Apical 4 Chamber view
The apical 4 chamber view is obtained by placing the transducer near the point of maximal impulse with the probe indicator at 3 o'clock (arrow). Other apical views will require rotation and tilting.
The probe slices through the apex, and right and left ventricles in this view. The atria are in the far field. The field cut of view is such that the aortic root and aortic valve are not seen in this plane.
RV - right ventricle, LV - left ventricle, DA - descending aorta, TV - tricuspid valve, MV - mitral valve, RA - right atrium, LA - left atrium
An ideal 4 chamber view looks like this
In the appropriate orientation, the septum lines up vertically near the center of the screen. The LV and LV apex should be vertically oriented and the LV should be parabolic in shape as shown. If the LV apex appears round or is off center you are likely "off axis" which can affect interpretation. This view is also used to assess RV size and function, atrial size, abnormal intra-atrial and interventricular septal movement, as well as diastolic function. A few institutions have standardized this view in right-left reverse with the left ventricle on the left side of the screen and the right ventricle on the right of the screen. The majority of hospitals otherwise use the convention we show above. LV - left ventricle, RV - right ventricle, LA - left atrium, RA - right atrium, TV - tricuspid valve, and MV - mitral valve.
Zoom in on the Left Ventricle
It is important attempt to get a good look at all of the walls of the left ventricle. In this view the inferoseptum, lateral wall and apex can be seen. The lateral wall is usually the least well seen here because the wall itself is parallel with the ultrasound beam.

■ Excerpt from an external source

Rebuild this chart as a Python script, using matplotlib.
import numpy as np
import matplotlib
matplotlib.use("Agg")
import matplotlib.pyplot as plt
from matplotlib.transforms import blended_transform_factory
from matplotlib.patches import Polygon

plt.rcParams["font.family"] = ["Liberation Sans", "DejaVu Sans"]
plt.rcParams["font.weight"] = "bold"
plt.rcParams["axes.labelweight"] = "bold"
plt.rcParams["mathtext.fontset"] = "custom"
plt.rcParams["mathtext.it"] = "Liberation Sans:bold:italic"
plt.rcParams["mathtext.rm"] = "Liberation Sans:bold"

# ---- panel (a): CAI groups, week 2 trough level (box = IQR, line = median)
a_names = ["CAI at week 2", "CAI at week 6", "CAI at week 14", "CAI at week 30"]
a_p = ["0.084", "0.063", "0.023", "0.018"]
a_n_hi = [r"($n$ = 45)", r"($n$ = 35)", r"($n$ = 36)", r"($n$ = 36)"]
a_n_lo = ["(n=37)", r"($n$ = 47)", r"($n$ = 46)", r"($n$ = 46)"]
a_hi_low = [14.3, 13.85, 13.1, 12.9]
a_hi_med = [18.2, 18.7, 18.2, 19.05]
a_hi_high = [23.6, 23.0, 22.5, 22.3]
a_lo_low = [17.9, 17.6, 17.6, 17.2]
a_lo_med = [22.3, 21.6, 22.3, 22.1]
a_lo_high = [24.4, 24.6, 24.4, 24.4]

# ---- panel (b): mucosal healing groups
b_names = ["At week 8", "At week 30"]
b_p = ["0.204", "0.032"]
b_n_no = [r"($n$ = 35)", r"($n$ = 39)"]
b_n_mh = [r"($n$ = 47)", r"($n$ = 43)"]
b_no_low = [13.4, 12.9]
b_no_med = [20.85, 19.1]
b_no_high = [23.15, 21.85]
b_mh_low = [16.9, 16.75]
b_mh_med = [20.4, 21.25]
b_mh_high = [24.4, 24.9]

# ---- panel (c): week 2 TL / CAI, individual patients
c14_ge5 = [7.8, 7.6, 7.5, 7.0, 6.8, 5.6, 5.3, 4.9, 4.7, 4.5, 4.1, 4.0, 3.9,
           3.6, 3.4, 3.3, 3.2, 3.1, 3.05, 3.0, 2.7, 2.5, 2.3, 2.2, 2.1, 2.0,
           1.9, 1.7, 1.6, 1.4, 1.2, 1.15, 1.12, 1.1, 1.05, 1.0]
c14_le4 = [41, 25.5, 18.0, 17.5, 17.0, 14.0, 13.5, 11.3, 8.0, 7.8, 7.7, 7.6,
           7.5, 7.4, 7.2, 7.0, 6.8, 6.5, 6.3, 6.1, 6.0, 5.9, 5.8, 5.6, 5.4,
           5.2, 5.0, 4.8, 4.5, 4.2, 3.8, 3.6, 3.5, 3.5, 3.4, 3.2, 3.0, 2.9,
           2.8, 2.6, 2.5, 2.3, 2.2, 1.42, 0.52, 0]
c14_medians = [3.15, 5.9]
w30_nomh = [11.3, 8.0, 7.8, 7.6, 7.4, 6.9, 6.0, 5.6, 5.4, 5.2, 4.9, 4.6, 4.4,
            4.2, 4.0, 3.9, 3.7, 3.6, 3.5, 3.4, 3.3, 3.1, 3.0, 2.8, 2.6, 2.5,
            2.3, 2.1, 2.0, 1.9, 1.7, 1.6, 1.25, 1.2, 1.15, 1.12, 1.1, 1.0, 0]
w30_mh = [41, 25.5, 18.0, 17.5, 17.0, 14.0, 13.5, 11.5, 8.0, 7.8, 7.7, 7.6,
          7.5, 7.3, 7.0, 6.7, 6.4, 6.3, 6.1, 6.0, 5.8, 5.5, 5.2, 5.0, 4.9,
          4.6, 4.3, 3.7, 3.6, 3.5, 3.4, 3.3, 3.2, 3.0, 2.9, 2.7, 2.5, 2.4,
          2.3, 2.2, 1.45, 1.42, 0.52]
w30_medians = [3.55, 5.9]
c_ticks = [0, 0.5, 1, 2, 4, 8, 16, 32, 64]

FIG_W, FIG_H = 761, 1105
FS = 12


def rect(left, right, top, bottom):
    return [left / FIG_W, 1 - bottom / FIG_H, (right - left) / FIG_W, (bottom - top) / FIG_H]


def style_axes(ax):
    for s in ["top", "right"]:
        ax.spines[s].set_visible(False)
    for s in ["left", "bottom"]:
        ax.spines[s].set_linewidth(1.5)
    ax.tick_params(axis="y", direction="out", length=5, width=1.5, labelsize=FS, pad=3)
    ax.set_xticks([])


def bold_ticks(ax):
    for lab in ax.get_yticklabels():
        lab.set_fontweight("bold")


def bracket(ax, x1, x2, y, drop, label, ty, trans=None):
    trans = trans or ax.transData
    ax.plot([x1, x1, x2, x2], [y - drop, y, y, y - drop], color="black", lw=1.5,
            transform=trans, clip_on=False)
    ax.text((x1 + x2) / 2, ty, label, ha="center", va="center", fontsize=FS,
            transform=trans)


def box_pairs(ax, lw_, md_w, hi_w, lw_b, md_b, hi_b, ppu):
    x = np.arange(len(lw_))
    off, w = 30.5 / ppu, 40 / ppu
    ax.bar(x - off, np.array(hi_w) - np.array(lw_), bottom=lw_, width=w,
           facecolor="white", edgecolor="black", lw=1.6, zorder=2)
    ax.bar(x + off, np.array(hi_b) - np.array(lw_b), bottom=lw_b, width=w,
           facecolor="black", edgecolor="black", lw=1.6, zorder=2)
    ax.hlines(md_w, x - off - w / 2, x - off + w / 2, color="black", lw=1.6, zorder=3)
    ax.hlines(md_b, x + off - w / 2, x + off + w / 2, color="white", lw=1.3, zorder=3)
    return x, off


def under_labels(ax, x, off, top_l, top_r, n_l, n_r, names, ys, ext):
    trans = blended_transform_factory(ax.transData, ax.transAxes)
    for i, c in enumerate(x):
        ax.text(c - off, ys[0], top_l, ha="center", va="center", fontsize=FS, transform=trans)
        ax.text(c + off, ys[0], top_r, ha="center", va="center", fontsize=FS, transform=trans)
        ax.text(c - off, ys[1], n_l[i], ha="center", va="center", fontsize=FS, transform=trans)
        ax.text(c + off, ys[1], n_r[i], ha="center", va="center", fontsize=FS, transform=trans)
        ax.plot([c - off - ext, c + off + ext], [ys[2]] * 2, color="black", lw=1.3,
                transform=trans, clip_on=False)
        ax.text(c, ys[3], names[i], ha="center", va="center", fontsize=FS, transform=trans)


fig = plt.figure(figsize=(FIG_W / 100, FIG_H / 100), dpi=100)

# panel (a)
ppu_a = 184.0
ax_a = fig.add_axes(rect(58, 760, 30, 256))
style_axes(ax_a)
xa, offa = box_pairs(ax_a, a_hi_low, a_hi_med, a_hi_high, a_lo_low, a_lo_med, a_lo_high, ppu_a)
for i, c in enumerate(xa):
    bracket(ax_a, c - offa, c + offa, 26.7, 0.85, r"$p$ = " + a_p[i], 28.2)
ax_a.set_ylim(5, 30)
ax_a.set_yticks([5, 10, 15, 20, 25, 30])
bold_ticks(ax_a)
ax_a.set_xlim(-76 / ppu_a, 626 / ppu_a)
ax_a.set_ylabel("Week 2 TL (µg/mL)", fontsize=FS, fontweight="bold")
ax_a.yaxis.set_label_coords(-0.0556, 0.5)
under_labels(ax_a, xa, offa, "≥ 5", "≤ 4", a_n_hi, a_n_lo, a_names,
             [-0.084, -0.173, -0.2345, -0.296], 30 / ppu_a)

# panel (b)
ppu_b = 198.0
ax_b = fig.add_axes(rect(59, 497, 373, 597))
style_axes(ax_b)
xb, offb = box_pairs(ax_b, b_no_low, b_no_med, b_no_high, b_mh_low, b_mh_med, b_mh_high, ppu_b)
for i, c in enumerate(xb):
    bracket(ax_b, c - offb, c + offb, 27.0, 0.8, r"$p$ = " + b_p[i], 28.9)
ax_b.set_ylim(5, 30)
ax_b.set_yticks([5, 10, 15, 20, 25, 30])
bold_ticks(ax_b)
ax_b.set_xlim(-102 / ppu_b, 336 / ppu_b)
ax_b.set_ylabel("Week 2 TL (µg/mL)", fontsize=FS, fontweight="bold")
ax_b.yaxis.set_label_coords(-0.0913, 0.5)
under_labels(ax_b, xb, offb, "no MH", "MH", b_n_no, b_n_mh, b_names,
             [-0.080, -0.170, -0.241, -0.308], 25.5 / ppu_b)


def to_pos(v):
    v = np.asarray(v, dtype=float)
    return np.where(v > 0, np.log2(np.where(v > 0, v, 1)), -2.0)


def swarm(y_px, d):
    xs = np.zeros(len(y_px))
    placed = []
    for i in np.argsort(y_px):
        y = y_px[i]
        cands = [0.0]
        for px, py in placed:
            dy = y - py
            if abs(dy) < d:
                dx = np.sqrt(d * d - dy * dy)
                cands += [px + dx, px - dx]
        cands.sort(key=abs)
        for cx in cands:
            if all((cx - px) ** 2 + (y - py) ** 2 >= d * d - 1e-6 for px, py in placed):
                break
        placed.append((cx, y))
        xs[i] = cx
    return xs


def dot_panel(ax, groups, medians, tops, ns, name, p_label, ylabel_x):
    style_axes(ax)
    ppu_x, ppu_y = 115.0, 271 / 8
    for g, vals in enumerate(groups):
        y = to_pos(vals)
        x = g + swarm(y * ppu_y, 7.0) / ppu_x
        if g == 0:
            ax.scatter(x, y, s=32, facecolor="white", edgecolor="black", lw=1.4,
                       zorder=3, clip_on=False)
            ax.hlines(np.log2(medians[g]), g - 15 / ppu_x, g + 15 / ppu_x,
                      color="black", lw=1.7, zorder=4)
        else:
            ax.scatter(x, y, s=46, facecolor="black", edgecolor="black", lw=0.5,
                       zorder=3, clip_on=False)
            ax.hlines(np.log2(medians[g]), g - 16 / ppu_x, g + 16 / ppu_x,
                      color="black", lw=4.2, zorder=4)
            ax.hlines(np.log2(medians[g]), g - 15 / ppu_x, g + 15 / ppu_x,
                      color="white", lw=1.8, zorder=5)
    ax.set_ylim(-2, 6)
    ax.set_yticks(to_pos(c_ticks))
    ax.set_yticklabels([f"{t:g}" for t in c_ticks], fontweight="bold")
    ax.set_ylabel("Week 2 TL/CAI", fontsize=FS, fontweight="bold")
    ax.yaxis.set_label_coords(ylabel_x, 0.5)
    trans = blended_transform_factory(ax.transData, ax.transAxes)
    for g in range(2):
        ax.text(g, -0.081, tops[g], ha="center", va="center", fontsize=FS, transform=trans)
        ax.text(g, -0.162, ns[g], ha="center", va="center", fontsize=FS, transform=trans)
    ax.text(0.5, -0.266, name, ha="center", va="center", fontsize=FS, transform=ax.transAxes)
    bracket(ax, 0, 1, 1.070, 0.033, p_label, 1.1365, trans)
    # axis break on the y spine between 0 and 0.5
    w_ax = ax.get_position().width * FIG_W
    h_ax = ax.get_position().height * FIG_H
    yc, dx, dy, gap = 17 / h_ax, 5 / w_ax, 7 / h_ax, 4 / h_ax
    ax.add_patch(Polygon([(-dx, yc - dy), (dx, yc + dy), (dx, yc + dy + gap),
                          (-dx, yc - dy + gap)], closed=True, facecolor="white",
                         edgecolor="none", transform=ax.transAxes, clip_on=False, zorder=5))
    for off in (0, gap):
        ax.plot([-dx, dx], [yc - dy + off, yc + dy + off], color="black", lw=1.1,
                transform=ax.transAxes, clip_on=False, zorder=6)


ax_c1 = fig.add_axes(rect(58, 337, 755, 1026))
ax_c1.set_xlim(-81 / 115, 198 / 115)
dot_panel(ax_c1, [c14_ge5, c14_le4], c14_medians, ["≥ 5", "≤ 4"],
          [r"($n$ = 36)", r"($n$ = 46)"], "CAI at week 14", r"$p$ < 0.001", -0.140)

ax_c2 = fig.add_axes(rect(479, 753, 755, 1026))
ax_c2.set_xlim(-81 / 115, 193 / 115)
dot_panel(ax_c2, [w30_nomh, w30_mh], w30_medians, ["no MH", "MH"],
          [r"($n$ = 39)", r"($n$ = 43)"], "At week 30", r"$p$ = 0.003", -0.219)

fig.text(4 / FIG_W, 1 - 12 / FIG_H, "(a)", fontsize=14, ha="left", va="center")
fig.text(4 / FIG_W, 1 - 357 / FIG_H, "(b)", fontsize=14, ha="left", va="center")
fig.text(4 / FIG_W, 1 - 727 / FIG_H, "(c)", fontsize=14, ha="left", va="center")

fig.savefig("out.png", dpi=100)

In addition to LV function assessment, below are some examples of what additional information can be gathered in this view. In the apical 4 chamber view it is important to use color Doppler to assess the mitral valve, the tricuspid valve and the pulmonary veins. Spectral Doppler should also be used to assess for the filling pattern of both valve, and to help quantify regurgitation as well as diastolic function. Tissue Doppler is frequently used at the lateral and septal mitral annulus to help assess diastolic function as well. This is discussed further in the diastolic function section.

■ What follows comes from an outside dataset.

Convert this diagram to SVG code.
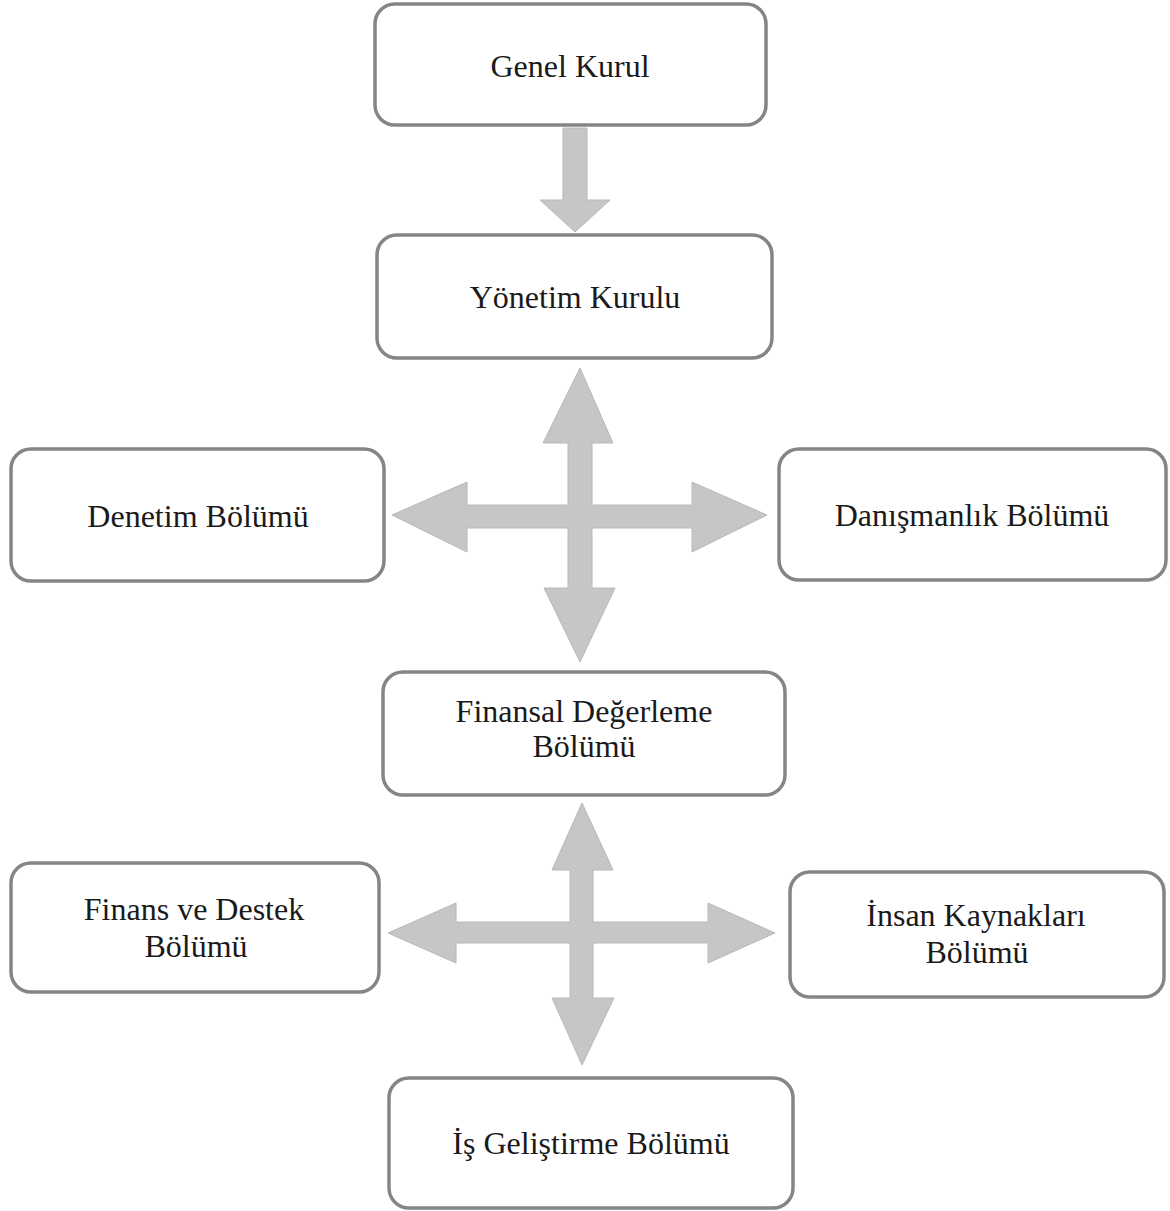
<svg xmlns="http://www.w3.org/2000/svg" width="1170" height="1211" viewBox="0 0 1170 1211">
<style>
.box{fill:#ffffff;stroke:#858585;stroke-width:3.5}
.lbl{font-family:"Liberation Serif","Times New Roman",serif;font-size:32px;fill:#1a1a1a;text-anchor:middle}
.arr{fill:#c6c6c6;stroke:#b8b8b8;stroke-width:1}
</style>
<rect width="1170" height="1211" fill="#ffffff"/>
<g id="connectors">
<polygon class="arr" points="563,128 587,128 587,200 610,200 575,232 540,200 563,200"/>
<path class="arr" d="M580,368 L613,443 L592,443 L592,505 L692,505 L692,482 L767,515 L692,552 L692,528 L592,528 L592,588 L615,588 L580,662 L544,588 L568,588 L568,528 L467,528 L467,552 L392,515 L467,482 L467,505 L568,505 L568,443 L543,443 Z"/>
<path class="arr" d="M582,803 L613,870 L593,870 L593,922 L708,922 L708,903 L775,933 L708,963 L708,943 L593,943 L593,998 L614,998 L582,1065 L552,998 L570,998 L570,943 L456,943 L456,963 L388,933 L456,903 L456,922 L570,922 L570,870 L552,870 Z"/>
</g>
<g id="genel-kurul">
<rect class="box" x="375" y="4" width="391" height="121" rx="20"/>
<text class="lbl" x="570" y="77">Genel Kurul</text>
</g>
<g id="yonetim-kurulu">
<rect class="box" x="377" y="235" width="395" height="123" rx="20"/>
<text class="lbl" x="575" y="308">Yönetim Kurulu</text>
</g>
<g id="denetim">
<rect class="box" x="11" y="449" width="373" height="132" rx="20"/>
<text class="lbl" x="198" y="527">Denetim Bölümü</text>
</g>
<g id="danismanlik">
<rect class="box" x="779" y="449" width="387" height="131" rx="20"/>
<text class="lbl" x="972" y="526">Danışmanlık Bölümü</text>
</g>
<g id="finansal-degerleme">
<rect class="box" x="383" y="672" width="402" height="123" rx="20"/>
<text class="lbl" x="584" y="722">Finansal Değerleme</text>
<text class="lbl" x="584" y="757">Bölümü</text>
</g>
<g id="finans-destek">
<rect class="box" x="11" y="863" width="368" height="129" rx="20"/>
<text class="lbl" x="194" y="920">Finans ve Destek</text>
<text class="lbl" x="196" y="957">Bölümü</text>
</g>
<g id="insan-kaynaklari">
<rect class="box" x="790" y="872" width="374" height="125" rx="20"/>
<text class="lbl" x="976" y="926">İnsan Kaynakları</text>
<text class="lbl" x="977" y="963">Bölümü</text>
</g>
<g id="is-gelistirme">
<rect class="box" x="389" y="1078" width="404" height="130" rx="20"/>
<text class="lbl" x="591" y="1154">İş Geliştirme Bölümü</text>
</g>
</svg>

Assessment of mitral and tricupid valves
Use of color Doppler below shows the presence of tricuspid valve (left) and mitral valve (right) regurgitation. Quantification of mitral regurgitation requires use of spectral Doppler and is discussed elsewhere.
Assessment of diastolic function
This involves a combination of assessment of mitral valve inflow, pulmonary vein flow and tissue Doppler Normal examples are shown below. Diastolic function is covered in more detail in another section.

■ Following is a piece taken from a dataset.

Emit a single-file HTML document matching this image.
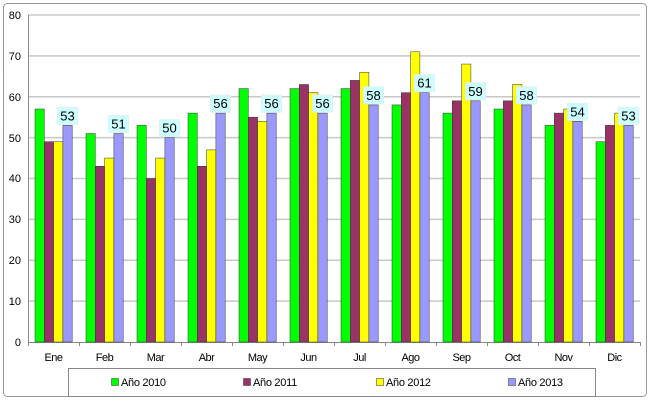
<!DOCTYPE html>
<html><head><meta charset="utf-8"><style>
body{margin:0;background:#fff;}
svg{display:block;font-family:"Liberation Sans",Arial,sans-serif;}
</style></head><body>
<svg id="s" width="650" height="401" viewBox="0 0 650 401">
<rect x="3.5" y="3.5" width="643" height="393" rx="4" fill="#fff" stroke="#999" stroke-width="1"/>
<g id="grid" stroke="#c8c8c8" stroke-width="1.5"></g>
<line x1="28.5" y1="15" x2="28.5" y2="342" stroke="#888"/>
<line x1="28" y1="342.5" x2="640" y2="342.5" stroke="#888"/>
<g id="bars"></g>
<g font-size="11" fill="#000" text-anchor="end">
<text x="21" y="346">0</text><text x="21" y="305">10</text><text x="21" y="264">20</text><text x="21" y="223">30</text><text x="21" y="182">40</text><text x="21" y="142">50</text><text x="21" y="101">60</text><text x="21" y="60">70</text><text x="21" y="19">80</text>
</g>
<g font-size="11" fill="#000" text-anchor="middle" letter-spacing="-0.5">
<text x="53.5" y="361">Ene</text><text x="104.5" y="361">Feb</text><text x="155.5" y="361">Mar</text><text x="206.5" y="361">Abr</text><text x="257.5" y="361">May</text><text x="308.5" y="361">Jun</text><text x="359.5" y="361">Jul</text><text x="410.5" y="361">Ago</text><text x="461.5" y="361">Sep</text><text x="512.5" y="361">Oct</text><text x="563.5" y="361">Nov</text><text x="614.5" y="361">Dic</text>
</g>
<g id="lbl" font-size="13" text-anchor="middle" fill="#000">
<text x="67.5" y="120.4">53</text><text x="118.5" y="128.5">51</text><text x="169.5" y="132.6">50</text><text x="220.5" y="108.1">56</text><text x="271.5" y="108.1">56</text><text x="322.5" y="108.1">56</text><text x="373.5" y="99.9">58</text><text x="424.5" y="87.7">61</text><text x="475.5" y="95.8">59</text><text x="526.5" y="99.9">58</text><text x="577.5" y="116.3">54</text><text x="628.5" y="120.4">53</text>
</g>
<rect x="68.5" y="368.5" width="527" height="28" fill="#fff" stroke="#888"/>
<g font-size="11" fill="#000" letter-spacing="-0.3">
<rect x="111.5" y="378.5" width="7" height="7" fill="#00ff00" stroke="#333" stroke-width="0.5"/><text x="121" y="386">Año 2010</text>
<rect x="243.5" y="378.5" width="7" height="7" fill="#993366" stroke="#333" stroke-width="0.5"/><text x="253" y="386">Año 2011</text>
<rect x="376.5" y="378.5" width="7" height="7" fill="#ffff00" stroke="#333" stroke-width="0.5"/><text x="386" y="386">Año 2012</text>
<rect x="508.5" y="378.5" width="7" height="7" fill="#9999ff" stroke="#333" stroke-width="0.5"/><text x="518" y="386">Año 2013</text>
</g>
</svg>
<script>
var d=[[57,51,53,56,62,62,62,58,56,57,53,49],[49,43,40,43,55,63,64,61,59,59,56,53],[49,45,45,47,54,61,66,71,68,63,57,56],[53,51,50,56,56,56,58,61,59,58,54,53]];
var c=["#00ff00","#993366","#ffff00","#9999ff"];
var ns="http://www.w3.org/2000/svg",g=document.getElementById("bars"),gr=document.getElementById("grid");
function el(p,t,a){var e=document.createElementNS(ns,t);for(var k in a)e.setAttribute(k,a[k]);p.appendChild(e);return e;}
for(var v=10;v<=80;v+=10){var y=342-4.0875*v;el(gr,"line",{x1:28,x2:640,y1:y,y2:y});}
for(var i=0;i<=12;i++){var x=28+51*i;el(gr,"line",{x1:x+0.5,x2:x+0.5,y1:342,y2:346,stroke:"#888","stroke-width":1});}
for(var i=0;i<12;i++)for(var s=0;s<4;s++){var h=4.0875*d[s][i];el(g,"rect",{x:35+51*i+9.3*s,y:342-h,width:9.3,height:h,fill:c[s],stroke:"#333","stroke-width":0.5});}
var L=document.getElementById("lbl"),ts=L.querySelectorAll("text");
ts.forEach(function(t){var x=+t.getAttribute("x"),y=+t.getAttribute("y");var r=el(L,"rect",{x:x-10,y:y-13,width:20,height:17,fill:"#ccffff",stroke:"#e0f0f0"});L.insertBefore(r,L.firstChild);});
</script>
</body></html>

The E wave represents early passing filling and the a wave represents atrial contraction. Under normal circumstances the E wave is larger than the a wave and the deceleration time is not markedly prolonged or shortened.
Normal tissue Doppler of the septal (left) and lateral (right) mitral annulus. The E' and A' waves res present the same parts of the cardiac cycle as above, but the ' denotes that we are talking about tissue velocity movements and not blood flow. Note that the velocity of tissue is much lower than blood. The peak E' velocity if about 15cm/s, whereas the peak E wave velocity using PW Doppler above was about 80 cm/sec. Normally the peak E' velocities are 10 cm/s and 15 cm/s at the septal and lateral mitral annulus, respectively. This pictures above therefore show normal tissue Doppler velocities.
Pulmonary Vein Flow
Normal pulmonary vein flow pattern is assessed using a PW Doppler in the right upper pulmonary vein. The PW waveform has 3 components, an S wave that represents systole, a D wave that represents diastole and an A wave that represents reversal of flow during atrial contraction. Normally the S wave is larger than the D. Other nuances of pulmonary vein flow are covered elsewhere.
Right Ventricular Measurements
Tricuspid annular planar systolic excursion or TAPSE measurement to assess RV function. One can obtain an RV focused view making sure that base and apex are well seen. An M mode cursor is placed through the TV lateral wall annulus to capture the motion of base to apex of this area. The distance of excursion in systole (how much the annulus moves toward the probe) is measured. Additional measures of RV function, such as the fractional area change, can also be calculated from the four chamber view, if desired.